Locke nodded. 'What have we got to lose? Cherrick? You agree to cut him in?' Cherrick's consent was a shrug. 'All right,' Locke said, 'talk.'

'They need medicines,' Tetelman explained, 'because they're so susceptible to our diseases. A decent plague can wipe them out practically overnight.'

Locke thought about this, not looking at Tetelman. 'One fell swoop,' Tetelman continued. 'They've got practically no defences against certain bacteria. Never had to build up any resistance. The clap. Smallpox. Even measles.'

'How?' said Locke.

Another silence. Down the steps of the verandah, where civilization finished, the jungle was swelling to meet the sun. In the liquid heat plants blossomed and rotted and blossomed again.

'I asked how,' Locke said.

'Blankets,' Tetelman replied, 'dead men's blankets.'

A little before the dawn of the night after Stumpf s recovery, Cherrick woke suddenly, startled from his rest by bad dreams. Outside it was pitch-dark; neither moon nor stars relieved the depth of the night. But his body-clock, which his life as a mercenary had trained to impressive accuracy, told him that first light was not far off, and he had no wish to lay his head down again and sleep. Not with the old man waiting to be dreamt. It wasn't just the raised palms, the blood glistening, that so distressed Cherrick. It was the words he'd dreamt coming from the old man's toothless mouth which had brought on the cold sweat that now encased his body.

What were the words? He couldn't recall them now, but wanted to; wanted the sentiments dragged into wakefulness, where they could be dissected and dismissed as ridiculous.
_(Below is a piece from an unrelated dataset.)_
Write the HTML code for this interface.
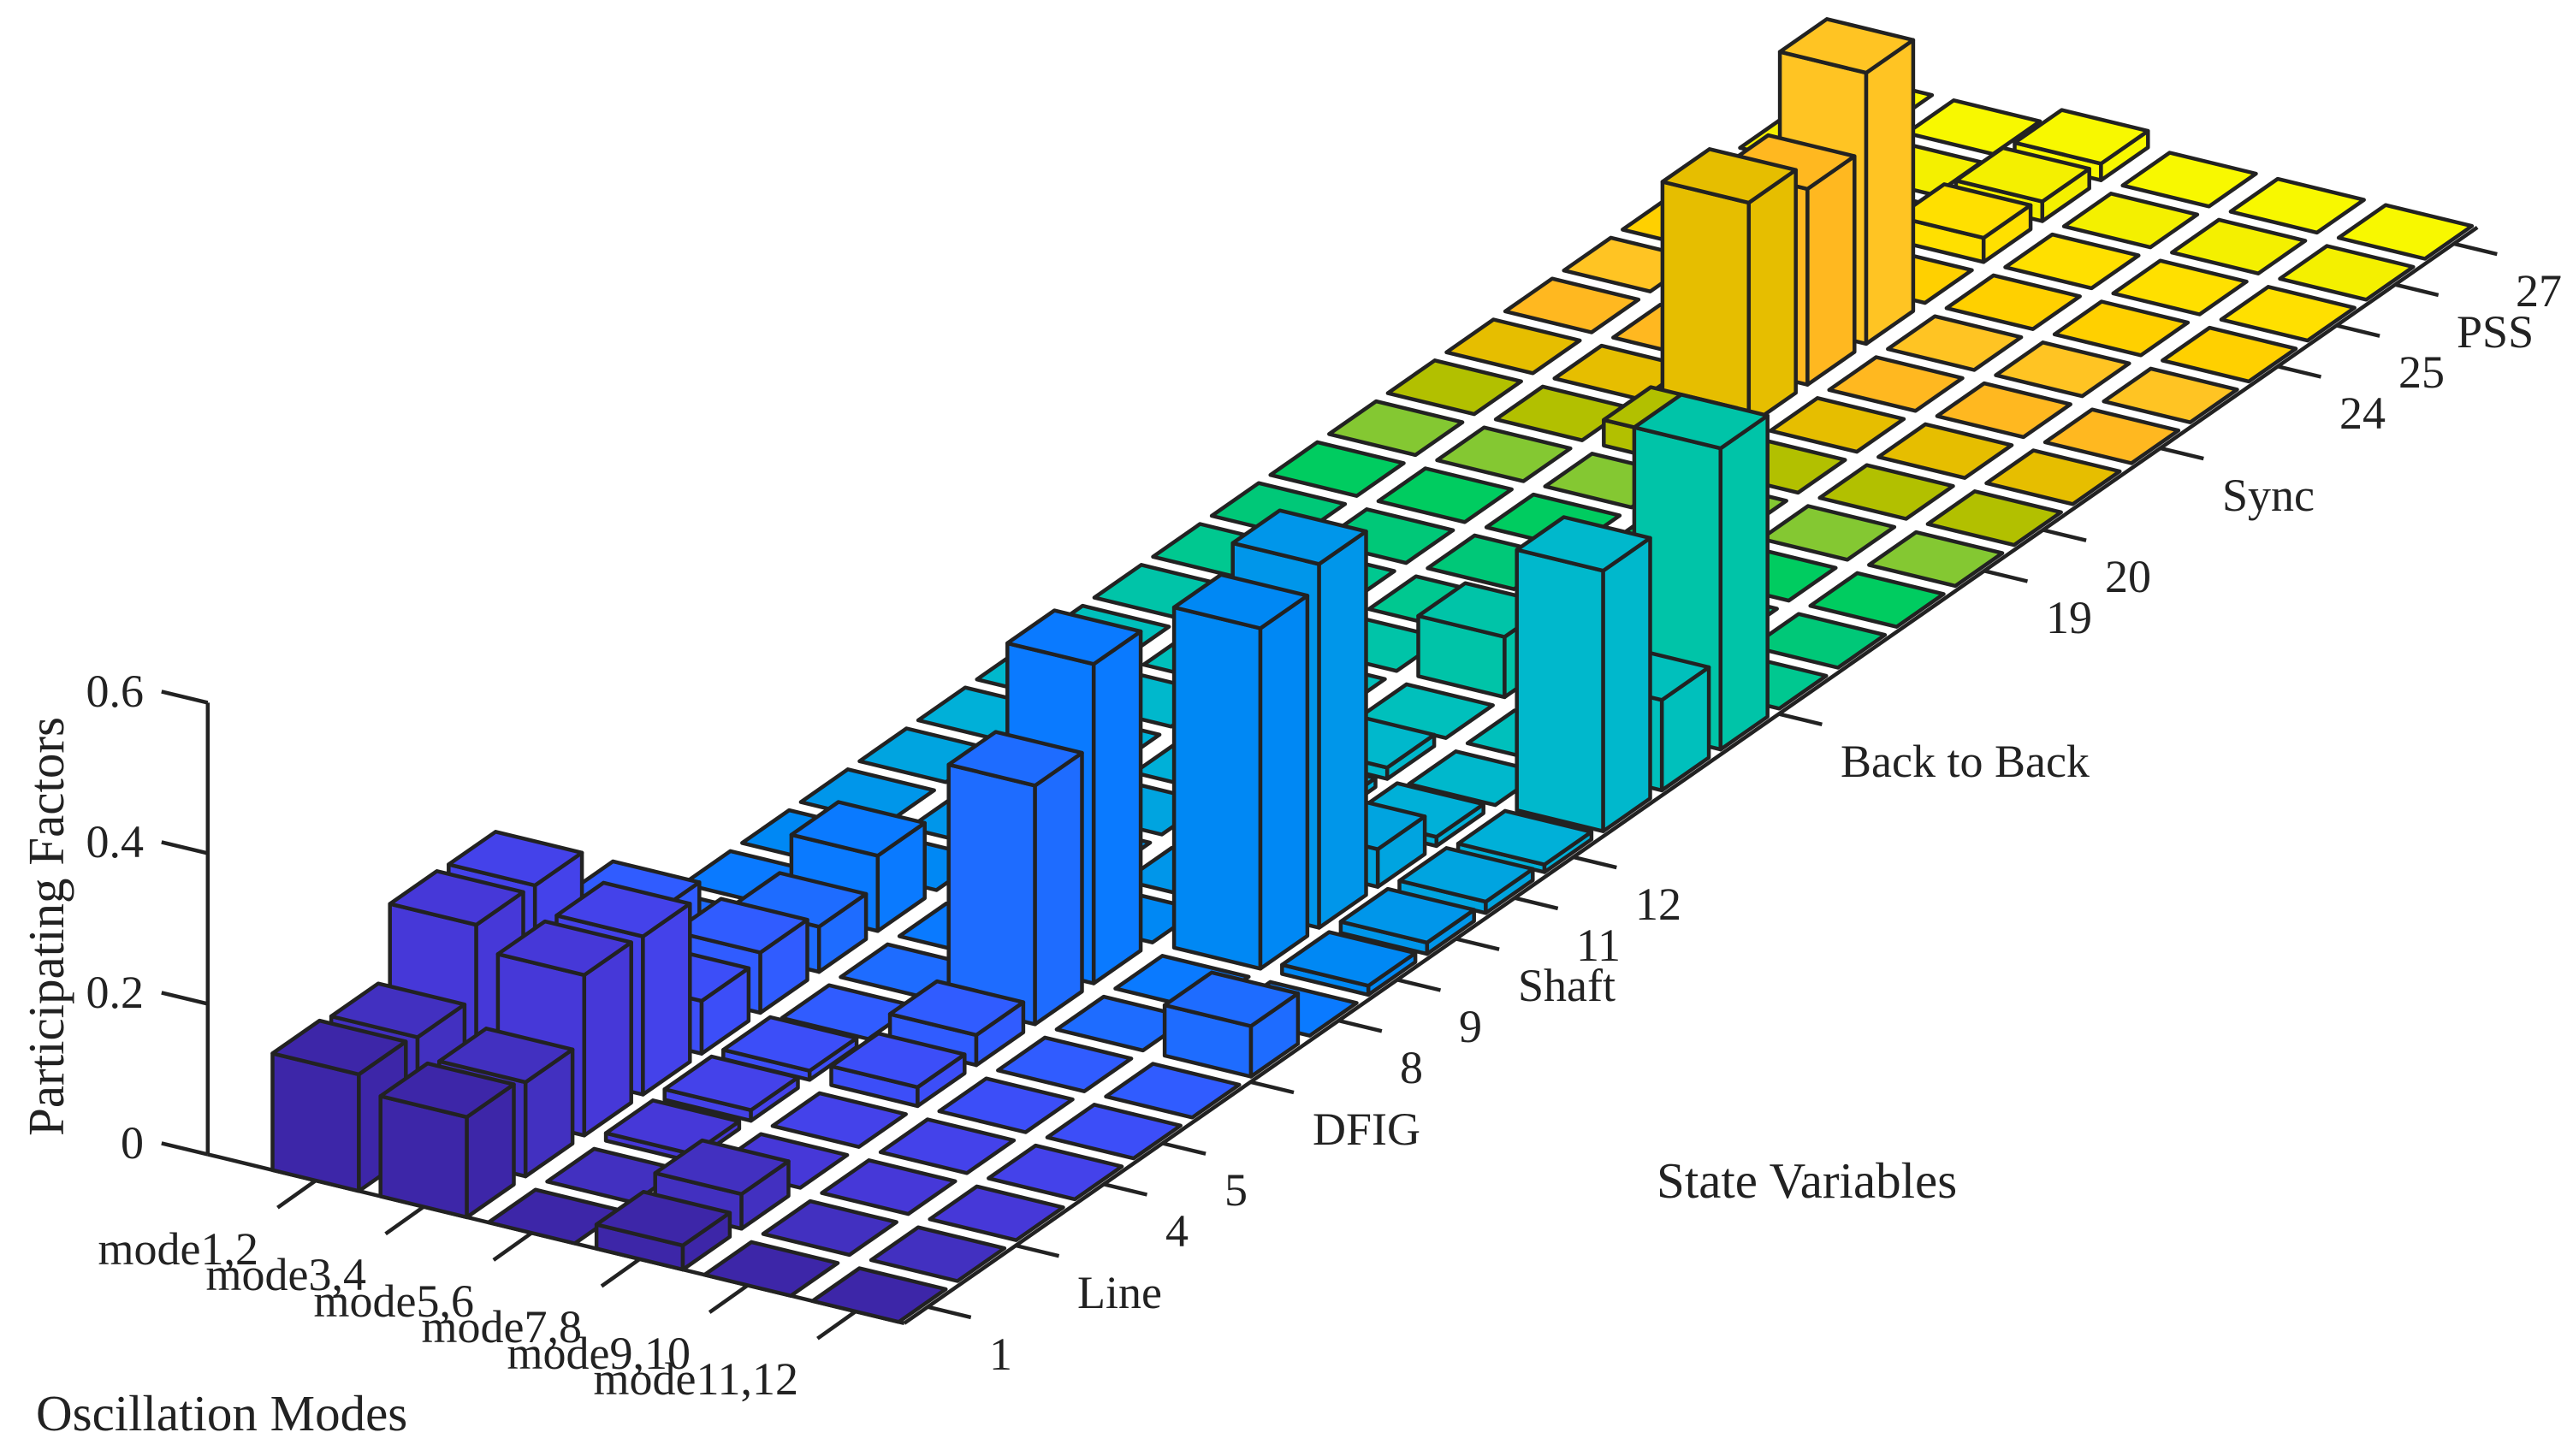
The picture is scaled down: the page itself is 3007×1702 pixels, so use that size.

They wouldn't come though. He lay on his wretched cot, the dark wrapping him up too tightly for him to move, and suddenly the bloody hands were there, in front of him, suspended in the pitch. There was no face, no sky, no tribe. Just the hands.

'Dreaming,' Cherrick told himself, but he knew better.

And now, the voice. He was getting his wish; here were the words he had dreamt spoken. Few of them made sense. Cherrick lay like a newborn baby, listening to its parents talk but unable to make any significance of their exchanges. He was ignorant, wasn't he? He tasted the sourness of his stupidity for the first time since childhood. The voice made him fearful of ambiguities he had ridden roughshod over, of whispers his shouting life had rendered inaudible. He fumbled for comprehension, and was not entirely frustrated. The man was speaking of the world, and of exile from the world; of being broken always by what one seeks to possess. Cherrick struggled, wishing he could stop the voice and ask for explanation. But it was already fading, ushered away by the wild address of parrots in the trees, raucous and gaudy voices erupting suddenly on every side. Through the mesh of Cherrick's mosquito net he could see the sky flaring through the branches.